DeepintShield’s semantic cache plugin runs before the guardrails plugin in the request pipeline. When the cache hits — exact match or fuzzy semantic match — the response is served directly and the rest of the pipeline (guards, provider call) is skipped entirely.

On templated/chat workloads, this typically reclaims 30–60% of LLM spend.

Default behavior

On. Semantic lookup sits at sidebar order 4 (before guardrails at order 5). No configuration needed.

The legacy post-guards placement is still available if your workload has very low cache hit rate and the additional vector-search cost on misses outweighs the wins:

DEEPINTSHIELD_SEMANTIC_LOOKUP_AFTER_GUARDS=true  # opt back to legacy order

How it works

Request
  ↓
DirectGate (exact match cache)  ──hit──→  return cached response
  ↓ miss
SemanticLookup (fuzzy match)    ──hit──→  return cached response
  ↓ miss
Guardrails (input)              ──deny──→  guardrail_blocked
  ↓ allow
Provider call                              (real LLM cost incurred)
  ↓
Guardrails (output)
  ↓
Response

A cache hit at either gate stops the pipeline — guards don’t run, the provider isn’t called, and the cached response is returned with the audit metadata it was originally cached with.

Why a cache hit is safe to skip guards

The cached response was already verdict-checked when it was first stored.

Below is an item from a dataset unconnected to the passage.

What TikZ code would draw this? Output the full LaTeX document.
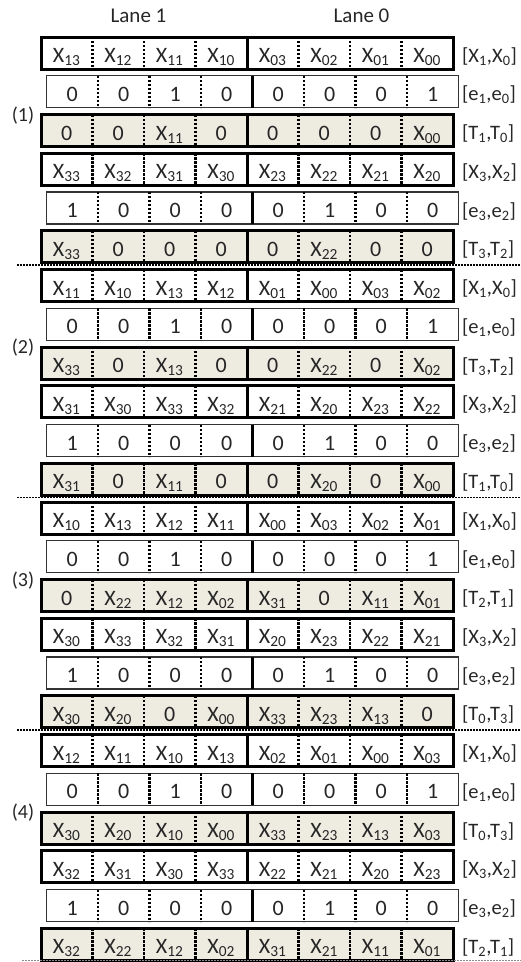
\documentclass[tikz,border=0pt]{standalone}
\usepackage{fontspec}
\setmainfont{Carlito}
\usepackage{xcolor}
\usetikzlibrary{calc}

\definecolor{tanfill}{HTML}{EEECE1}
\definecolor{inkgray}{HTML}{262626}

\newcommand{\xv}[1]{X\textsubscript{#1}}
\newcommand{\ev}[1]{e\textsubscript{#1}}
\newcommand{\tv}[1]{T\textsubscript{#1}}

% one register row: #1 index, #2 style, #3 left edge, #4 the eight cells, #5 label
\newcommand{\laneRow}[5]{%
  \pgfmathsetmacro{\rowtop}{37+38.75*#1}
  \node[#2] (row#1) at (#3,\rowtop) {};
  \foreach \cellval [count=\i from 0] in {#4}
    \node[celltext] (cell#1-\i) at ($(row#1.north west)+({(\i+0.5)*51.5},25.5)$) {\cellval};
  \foreach \k in {1,2,3,5,6,7}
    \draw[divdot] ($(row#1.north west)+(\k*51.5,0)$) -- ($(row#1.south west)+(\k*51.5,0)$);
  \draw[divmid] ($(row#1.north west)+(4*51.5,0)$) -- ($(row#1.south west)+(4*51.5,0)$);
  \node[rowlabel] (lab#1) at (462,{\rowtop+25}) {#5};
}

\begin{document}
\begin{tikzpicture}[x=1pt, y=-1pt,
    regbox/.style={rectangle, draw=black, line width=3pt, anchor=north west, minimum width=412pt, minimum height=32pt, inner sep=0pt, outer sep=0pt},
    xrow/.style={regbox, fill=white},
    erow/.style={regbox, draw=black!80, line width=1.3pt, fill=white},
    trow/.style={regbox, fill=tanfill},
    celltext/.style={anchor=base, inner sep=0pt, text=inkgray, font=\fontsize{22}{26}\selectfont},
    rowlabel/.style={anchor=base west, inner sep=0pt, text=inkgray, font=\fontsize{20.5}{24}\selectfont},
    grouplabel/.style={anchor=base, inner sep=0pt, text=inkgray, font=\fontsize{20}{24}\selectfont},
    lanehead/.style={anchor=base, inner sep=0pt, text=inkgray, font=\fontsize{21}{25}\selectfont},
    divdot/.style={line width=2.4pt, dash pattern=on 2.4pt off 1.6pt},
    divmid/.style={line width=3pt},
    groupsep/.style={line width=1.8pt, dash pattern=on 1.8pt off 1.2pt}
  ]
  \useasboundingbox (0,0) rectangle (521,962);

  \node[lanehead] (lane1) at (138.5,22.7) {Lane 1};
  \node[lanehead] (lane0) at (361.5,22.7) {Lane 0};

  % group (1)
  \laneRow{0}{xrow}{41}{\xv{13},\xv{12},\xv{11},\xv{10},\xv{03},\xv{02},\xv{01},\xv{00}}{[\xv{1},\xv{0}]}
  \laneRow{1}{erow}{46.5}{0,0,1,0,0,0,0,1}{[\ev{1},\ev{0}]}
  \laneRow{2}{trow}{41}{0,0,\xv{11},0,0,0,0,\xv{00}}{[\tv{1},\tv{0}]}
  \laneRow{3}{xrow}{41}{\xv{33},\xv{32},\xv{31},\xv{30},\xv{23},\xv{22},\xv{21},\xv{20}}{[\xv{3},\xv{2}]}
  \laneRow{4}{erow}{46.5}{1,0,0,0,0,1,0,0}{[\ev{3},\ev{2}]}
  \laneRow{5}{trow}{41}{\xv{33},0,0,0,0,\xv{22},0,0}{[\tv{3},\tv{2}]}

  % group (2)
  \laneRow{6}{xrow}{41}{\xv{11},\xv{10},\xv{13},\xv{12},\xv{01},\xv{00},\xv{03},\xv{02}}{[\xv{1},\xv{0}]}
  \laneRow{7}{erow}{46.5}{0,0,1,0,0,0,0,1}{[\ev{1},\ev{0}]}
  \laneRow{8}{trow}{41}{\xv{33},0,\xv{13},0,0,\xv{22},0,\xv{02}}{[\tv{3},\tv{2}]}
  \laneRow{9}{xrow}{41}{\xv{31},\xv{30},\xv{33},\xv{32},\xv{21},\xv{20},\xv{23},\xv{22}}{[\xv{3},\xv{2}]}
  \laneRow{10}{erow}{46.5}{1,0,0,0,0,1,0,0}{[\ev{3},\ev{2}]}
  \laneRow{11}{trow}{41}{\xv{31},0,\xv{11},0,0,\xv{20},0,\xv{00}}{[\tv{1},\tv{0}]}

  % group (3)
  \laneRow{12}{xrow}{41}{\xv{10},\xv{13},\xv{12},\xv{11},\xv{00},\xv{03},\xv{02},\xv{01}}{[\xv{1},\xv{0}]}
  \laneRow{13}{erow}{46.5}{0,0,1,0,0,0,0,1}{[\ev{1},\ev{0}]}
  \laneRow{14}{trow}{41}{0,\xv{22},\xv{12},\xv{02},\xv{31},0,\xv{11},\xv{01}}{[\tv{2},\tv{1}]}
  \laneRow{15}{xrow}{41}{\xv{30},\xv{33},\xv{32},\xv{31},\xv{20},\xv{23},\xv{22},\xv{21}}{[\xv{3},\xv{2}]}
  \laneRow{16}{erow}{46.5}{1,0,0,0,0,1,0,0}{[\ev{3},\ev{2}]}
  \laneRow{17}{trow}{41}{\xv{30},\xv{20},0,\xv{00},\xv{33},\xv{23},\xv{13},0}{[\tv{0},\tv{3}]}

  % group (4)
  \laneRow{18}{xrow}{41}{\xv{12},\xv{11},\xv{10},\xv{13},\xv{02},\xv{01},\xv{00},\xv{03}}{[\xv{1},\xv{0}]}
  \laneRow{19}{erow}{46.5}{0,0,1,0,0,0,0,1}{[\ev{1},\ev{0}]}
  \laneRow{20}{trow}{41}{\xv{30},\xv{20},\xv{10},\xv{00},\xv{33},\xv{23},\xv{13},\xv{03}}{[\tv{0},\tv{3}]}
  \laneRow{21}{xrow}{41}{\xv{32},\xv{31},\xv{30},\xv{33},\xv{22},\xv{21},\xv{20},\xv{23}}{[\xv{3},\xv{2}]}
  \laneRow{22}{erow}{46.5}{1,0,0,0,0,1,0,0}{[\ev{3},\ev{2}]}
  \laneRow{23}{trow}{41}{\xv{32},\xv{22},\xv{12},\xv{02},\xv{31},\xv{21},\xv{11},\xv{01}}{[\tv{2},\tv{1}]}

  % step numbers and separators
  \foreach \g in {1,...,4}
    \node[grouplabel] (step\g) at (23,{37+232.5*(\g-1)+84}) {(\g)};
  \foreach \g in {1,2,3}
    \draw[groupsep] (17,{37+232.5*\g-4.5}) -- (521,{37+232.5*\g-4.5});
  \draw[groupsep, draw=black!45, line width=1pt] (22,960.5) -- (521,960.5);
\end{tikzpicture}
\end{document}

The cache key includes the policy version, so a policy roll invalidates the cache automatically — you can never serve a response that wouldn’t pass current guardrails.

Realistic cost reduction

Workload	Typical hit rate	Cost saved
FAQ bot, customer support templates	40–60%	~50%
Internal copilot, repeated dev questions	25–40%	~30%
Long-form RAG, ad-hoc creative prompts	5–15%	~10%
Streaming code completion	`<5%`	Minimal

The cache is opt-in per workspace via the Cost Optimization settings — you can also disable it for VKs that must hit the model every time (e.g. fresh research queries).